**Problem description**
Quote every line of the data below as it stands, omitting pictures.

**Collected material**

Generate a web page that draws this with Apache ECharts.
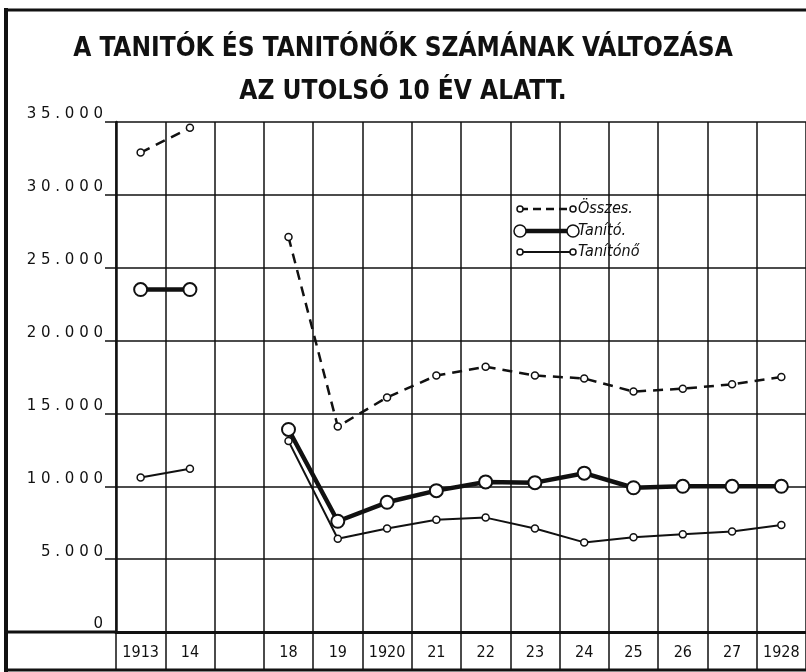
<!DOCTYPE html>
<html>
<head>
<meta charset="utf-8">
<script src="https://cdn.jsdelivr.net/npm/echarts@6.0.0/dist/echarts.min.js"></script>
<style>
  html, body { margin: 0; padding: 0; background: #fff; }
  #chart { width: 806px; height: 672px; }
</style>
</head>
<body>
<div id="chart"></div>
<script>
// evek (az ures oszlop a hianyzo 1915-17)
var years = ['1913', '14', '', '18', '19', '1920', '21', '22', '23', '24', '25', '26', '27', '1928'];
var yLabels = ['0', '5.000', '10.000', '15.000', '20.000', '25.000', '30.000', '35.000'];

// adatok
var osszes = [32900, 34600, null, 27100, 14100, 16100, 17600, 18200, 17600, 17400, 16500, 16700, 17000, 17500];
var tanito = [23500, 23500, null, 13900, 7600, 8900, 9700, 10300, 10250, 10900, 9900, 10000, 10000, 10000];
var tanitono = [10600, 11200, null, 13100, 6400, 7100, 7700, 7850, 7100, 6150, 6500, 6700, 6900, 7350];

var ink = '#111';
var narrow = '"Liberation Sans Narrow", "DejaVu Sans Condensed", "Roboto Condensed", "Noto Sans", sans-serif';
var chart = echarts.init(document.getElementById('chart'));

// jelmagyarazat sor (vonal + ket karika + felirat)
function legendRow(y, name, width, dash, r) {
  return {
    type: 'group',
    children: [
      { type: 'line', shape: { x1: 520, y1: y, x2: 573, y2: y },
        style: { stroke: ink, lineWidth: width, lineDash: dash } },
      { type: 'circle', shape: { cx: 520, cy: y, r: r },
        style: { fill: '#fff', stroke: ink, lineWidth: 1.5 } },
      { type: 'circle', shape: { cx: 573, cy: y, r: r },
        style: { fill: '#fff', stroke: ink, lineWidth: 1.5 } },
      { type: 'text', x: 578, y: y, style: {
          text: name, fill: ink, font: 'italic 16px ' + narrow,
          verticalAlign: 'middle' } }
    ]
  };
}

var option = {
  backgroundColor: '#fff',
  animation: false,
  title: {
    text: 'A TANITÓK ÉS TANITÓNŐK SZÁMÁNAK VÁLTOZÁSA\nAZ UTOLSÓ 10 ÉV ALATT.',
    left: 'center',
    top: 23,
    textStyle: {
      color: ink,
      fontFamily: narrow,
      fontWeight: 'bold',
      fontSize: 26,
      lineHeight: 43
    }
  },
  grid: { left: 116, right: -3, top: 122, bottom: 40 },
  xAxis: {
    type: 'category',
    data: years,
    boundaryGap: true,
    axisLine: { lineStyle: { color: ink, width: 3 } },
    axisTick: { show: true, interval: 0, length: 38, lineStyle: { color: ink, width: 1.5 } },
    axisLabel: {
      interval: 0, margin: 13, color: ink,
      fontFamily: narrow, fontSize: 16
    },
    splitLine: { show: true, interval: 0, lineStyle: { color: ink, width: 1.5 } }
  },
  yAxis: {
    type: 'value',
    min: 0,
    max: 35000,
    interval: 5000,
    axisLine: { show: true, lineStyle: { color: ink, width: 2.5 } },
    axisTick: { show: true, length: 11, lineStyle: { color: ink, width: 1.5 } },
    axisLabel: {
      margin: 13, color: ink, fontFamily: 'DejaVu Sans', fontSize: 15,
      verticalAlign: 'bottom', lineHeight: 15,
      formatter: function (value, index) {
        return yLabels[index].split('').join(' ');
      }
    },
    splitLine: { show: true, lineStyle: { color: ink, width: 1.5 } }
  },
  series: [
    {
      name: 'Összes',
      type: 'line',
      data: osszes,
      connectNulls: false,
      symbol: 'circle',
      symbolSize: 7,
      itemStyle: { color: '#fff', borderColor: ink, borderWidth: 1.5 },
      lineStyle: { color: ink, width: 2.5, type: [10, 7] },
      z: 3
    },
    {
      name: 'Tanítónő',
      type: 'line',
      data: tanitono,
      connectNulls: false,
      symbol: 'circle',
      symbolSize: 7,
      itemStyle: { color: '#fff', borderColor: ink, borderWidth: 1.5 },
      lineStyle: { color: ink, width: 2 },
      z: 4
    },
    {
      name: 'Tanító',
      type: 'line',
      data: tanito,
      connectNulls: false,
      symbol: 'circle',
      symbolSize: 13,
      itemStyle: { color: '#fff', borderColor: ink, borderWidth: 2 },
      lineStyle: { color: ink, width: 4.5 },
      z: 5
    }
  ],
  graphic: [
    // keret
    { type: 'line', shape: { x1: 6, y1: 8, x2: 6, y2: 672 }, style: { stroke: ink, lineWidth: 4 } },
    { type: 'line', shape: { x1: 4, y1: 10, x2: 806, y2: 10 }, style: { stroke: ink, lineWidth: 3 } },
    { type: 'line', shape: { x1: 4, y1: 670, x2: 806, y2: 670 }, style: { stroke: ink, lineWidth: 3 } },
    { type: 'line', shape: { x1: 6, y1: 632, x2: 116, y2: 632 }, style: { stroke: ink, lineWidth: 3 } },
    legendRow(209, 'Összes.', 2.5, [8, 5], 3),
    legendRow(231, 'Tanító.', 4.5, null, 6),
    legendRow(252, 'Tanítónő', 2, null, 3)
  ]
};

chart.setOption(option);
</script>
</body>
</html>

**Solved exercise**
Generate a web page that draws this with Apache ECharts.
<!DOCTYPE html>
<html>
<head>
<meta charset="utf-8">
<script src="https://cdn.jsdelivr.net/npm/echarts@6.0.0/dist/echarts.min.js"></script>
<style>
  html, body { margin: 0; padding: 0; background: #fff; }
  #chart { width: 806px; height: 672px; }
</style>
</head>
<body>
<div id="chart"></div>
<script>
// evek (az ures oszlop a hianyzo 1915-17)
var years = ['1913', '14', '', '18', '19', '1920', '21', '22', '23', '24', '25', '26', '27', '1928'];
var yLabels = ['0', '5.000', '10.000', '15.000', '20.000', '25.000', '30.000', '35.000'];

// adatok
var osszes = [32900, 34600, null, 27100, 14100, 16100, 17600, 18200, 17600, 17400, 16500, 16700, 17000, 17500];
var tanito = [23500, 23500, null, 13900, 7600, 8900, 9700, 10300, 10250, 10900, 9900, 10000, 10000, 10000];
var tanitono = [10600, 11200, null, 13100, 6400, 7100, 7700, 7850, 7100, 6150, 6500, 6700, 6900, 7350];

var ink = '#111';
var narrow = '"Liberation Sans Narrow", "DejaVu Sans Condensed", "Roboto Condensed", "Noto Sans", sans-serif';
var chart = echarts.init(document.getElementById('chart'));

// jelmagyarazat sor (vonal + ket karika + felirat)
function legendRow(y, name, width, dash, r) {
  return {
    type: 'group',
    children: [
      { type: 'line', shape: { x1: 520, y1: y, x2: 573, y2: y },
        style: { stroke: ink, lineWidth: width, lineDash: dash } },
      { type: 'circle', shape: { cx: 520, cy: y, r: r },
        style: { fill: '#fff', stroke: ink, lineWidth: 1.5 } },
      { type: 'circle', shape: { cx: 573, cy: y, r: r },
        style: { fill: '#fff', stroke: ink, lineWidth: 1.5 } },
      { type: 'text', x: 578, y: y, style: {
          text: name, fill: ink, font: 'italic 16px ' + narrow,
          verticalAlign: 'middle' } }
    ]
  };
}

var option = {
  backgroundColor: '#fff',
  animation: false,
  title: {
    text: 'A TANITÓK ÉS TANITÓNŐK SZÁMÁNAK VÁLTOZÁSA\nAZ UTOLSÓ 10 ÉV ALATT.',
    left: 'center',
    top: 23,
    textStyle: {
      color: ink,
      fontFamily: narrow,
      fontWeight: 'bold',
      fontSize: 26,
      lineHeight: 43
    }
  },
  grid: { left: 116, right: -3, top: 122, bottom: 40 },
  xAxis: {
    type: 'category',
    data: years,
    boundaryGap: true,
    axisLine: { lineStyle: { color: ink, width: 3 } },
    axisTick: { show: true, interval: 0, length: 38, lineStyle: { color: ink, width: 1.5 } },
    axisLabel: {
      interval: 0, margin: 13, color: ink,
      fontFamily: narrow, fontSize: 16
    },
    splitLine: { show: true, interval: 0, lineStyle: { color: ink, width: 1.5 } }
  },
  yAxis: {
    type: 'value',
    min: 0,
    max: 35000,
    interval: 5000,
    axisLine: { show: true, lineStyle: { color: ink, width: 2.5 } },
    axisTick: { show: true, length: 11, lineStyle: { color: ink, width: 1.5 } },
    axisLabel: {
      margin: 13, color: ink, fontFamily: 'DejaVu Sans', fontSize: 15,
      verticalAlign: 'bottom', lineHeight: 15,
      formatter: function (value, index) {
        return yLabels[index].split('').join(' ');
      }
    },
    splitLine: { show: true, lineStyle: { color: ink, width: 1.5 } }
  },
  series: [
    {
      name: 'Összes',
      type: 'line',
      data: osszes,
      connectNulls: false,
      symbol: 'circle',
      symbolSize: 7,
      itemStyle: { color: '#fff', borderColor: ink, borderWidth: 1.5 },
      lineStyle: { color: ink, width: 2.5, type: [10, 7] },
      z: 3
    },
    {
      name: 'Tanítónő',
      type: 'line',
      data: tanitono,
      connectNulls: false,
      symbol: 'circle',
      symbolSize: 7,
      itemStyle: { color: '#fff', borderColor: ink, borderWidth: 1.5 },
      lineStyle: { color: ink, width: 2 },
      z: 4
    },
    {
      name: 'Tanító',
      type: 'line',
      data: tanito,
      connectNulls: false,
      symbol: 'circle',
      symbolSize: 13,
      itemStyle: { color: '#fff', borderColor: ink, borderWidth: 2 },
      lineStyle: { color: ink, width: 4.5 },
      z: 5
    }
  ],
  graphic: [
    // keret
    { type: 'line', shape: { x1: 6, y1: 8, x2: 6, y2: 672 }, style: { stroke: ink, lineWidth: 4 } },
    { type: 'line', shape: { x1: 4, y1: 10, x2: 806, y2: 10 }, style: { stroke: ink, lineWidth: 3 } },
    { type: 'line', shape: { x1: 4, y1: 670, x2: 806, y2: 670 }, style: { stroke: ink, lineWidth: 3 } },
    { type: 'line', shape: { x1: 6, y1: 632, x2: 116, y2: 632 }, style: { stroke: ink, lineWidth: 3 } },
    legendRow(209, 'Összes.', 2.5, [8, 5], 3),
    legendRow(231, 'Tanító.', 4.5, null, 6),
    legendRow(252, 'Tanítónő', 2, null, 3)
  ]
};

chart.setOption(option);
</script>
</body>
</html>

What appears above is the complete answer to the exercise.